The main clinical manifestation of schwannomatosis is the development of schwannomas, distinctive tumours that grow on peripheral nerves. These often slow-growing tumours remain on the outside of the nerve, but they can push the nerve aside or press it against a bony structure or other tissue, causing pain and complications.
Unlike neurofibromas found in people with NF1, schwannomas are typically located deeper inside the body. Some people with schwannomatosis develop tumours throughout their body, while others may have only one or two tumours throughout their lifetime.
Schwannomas are the same type of tumours that develop in people with NF2, although schwannomatosis lacks many of the clinical features common in people with NF2. The most important distinction is that people with schwannomatosis typically don't develop tumours on the vestibular nerve that cause hearing loss in individuals with NF2 (although rare cases have been reported). Also, other types of tumours that can occur in people with NF2 (including meningiomas, ependymomas, and astrocytomas) don’t occur in those with schwannomatosis, with rare exceptions.
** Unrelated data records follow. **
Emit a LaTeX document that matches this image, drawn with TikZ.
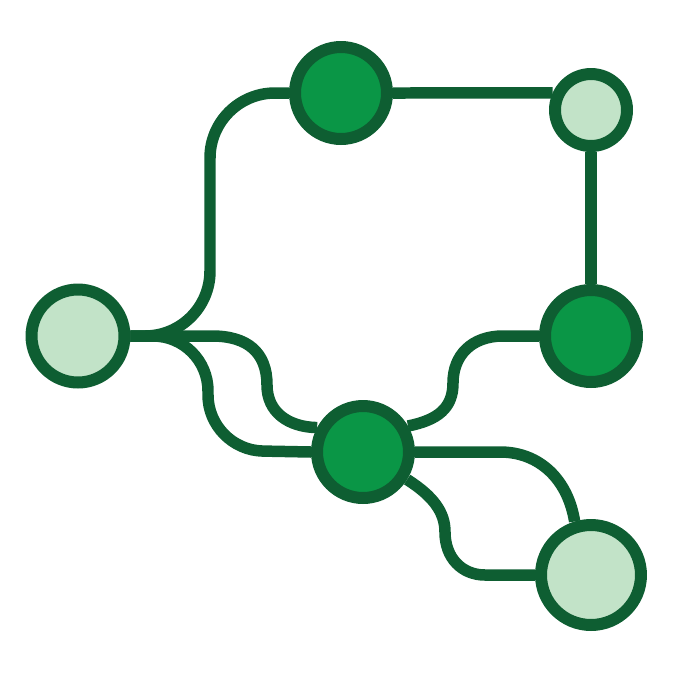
\documentclass[tikz,border=0pt]{standalone}
\usepackage{tikz}
\usetikzlibrary{shapes, arrows}

\definecolor{linegreen}{RGB}{14,94,50}
\definecolor{hubgreen}{RGB}{10,150,70}
\definecolor{leafgreen}{RGB}{194,227,200}

\begin{document}
\begin{tikzpicture}[x=0.02cm, y=-0.02cm,
	hub/.style={draw=linegreen, fill=hubgreen, circle, line width=0.24cm, inner sep=0pt},
	leaf/.style={draw=linegreen, fill=leafgreen, circle, line width=0.24cm, inner sep=0pt},
	link/.style={draw=linegreen, line width=0.23cm},
	]
	\useasboundingbox (0,0) rectangle (674,674);
	\node[leaf, minimum size=1.86cm] (src) at (78,336) {};
	\node[hub, minimum size=1.84cm] (top) at (341,93) {};
	\node[leaf, minimum size=1.44cm] (corner) at (591,110) {};
	\node[hub, minimum size=1.84cm] (right) at (591,336) {};
	\node[hub, minimum size=1.84cm] (mid) at (363,452) {};
	\node[leaf, minimum size=2.0cm] (sink) at (591,575) {};

	\draw[link, rounded corners=1.3cm] (src.east) -- (210,336) -- (210,93) -- (top.west);
	\draw[link] (top.east) -- (corner.156);
	\draw[link] (corner.south) -- (right.north);
	\draw[link, rounded corners=1.1cm] (src.east) -- (208,336) -- (208,450) -- (mid.west);
	\draw[link] (src.east) -- (212,336)
		.. controls (247,336) and (267,352) .. (267,385)
		.. controls (267,412) and (288,427) .. (mid.152);
	\draw[link] (mid.30)
		.. controls (438,420) and (453,408) .. (453,383)
		.. controls (453,355) and (472,336) .. (503,336) -- (right.west);
	\draw[link] (mid.east) -- (500,452)
		.. controls (540,452) and (568,480) .. (sink.107);
	\draw[link] (mid.-32)
		.. controls (433,496) and (445,512) .. (445,532)
		.. controls (445,558) and (462,575) .. (485,575) -- (sink.west);
	\end{tikzpicture}
\end{document}
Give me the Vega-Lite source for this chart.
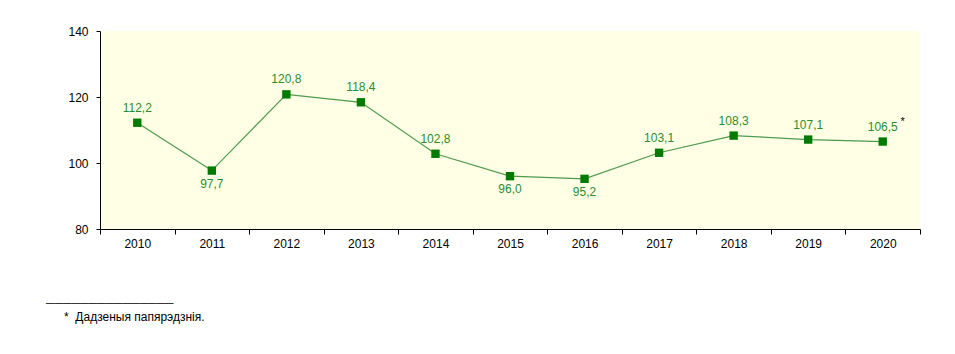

Features of NF1, such as learning problems and café au lait spots, are also not present in people with schwannomatosis.
Because of the small number of people that have been diagnosed with schwannomatosis, and because of the little amount of information that doctors have about what causes this condition and how to treat it, the International Schwannomatosis Database (ISD) project is proposing to bring together people with this diagnosis and people studying and managing this condition around the world. ISD is collecting limited information on all schwannomatosis patients, their symptoms, and their management and medication. The aim is that the information collected will help improve how patients are cared for, with the goal of understanding more about the symptoms of schwannomatosis and making treatment as effective as possible.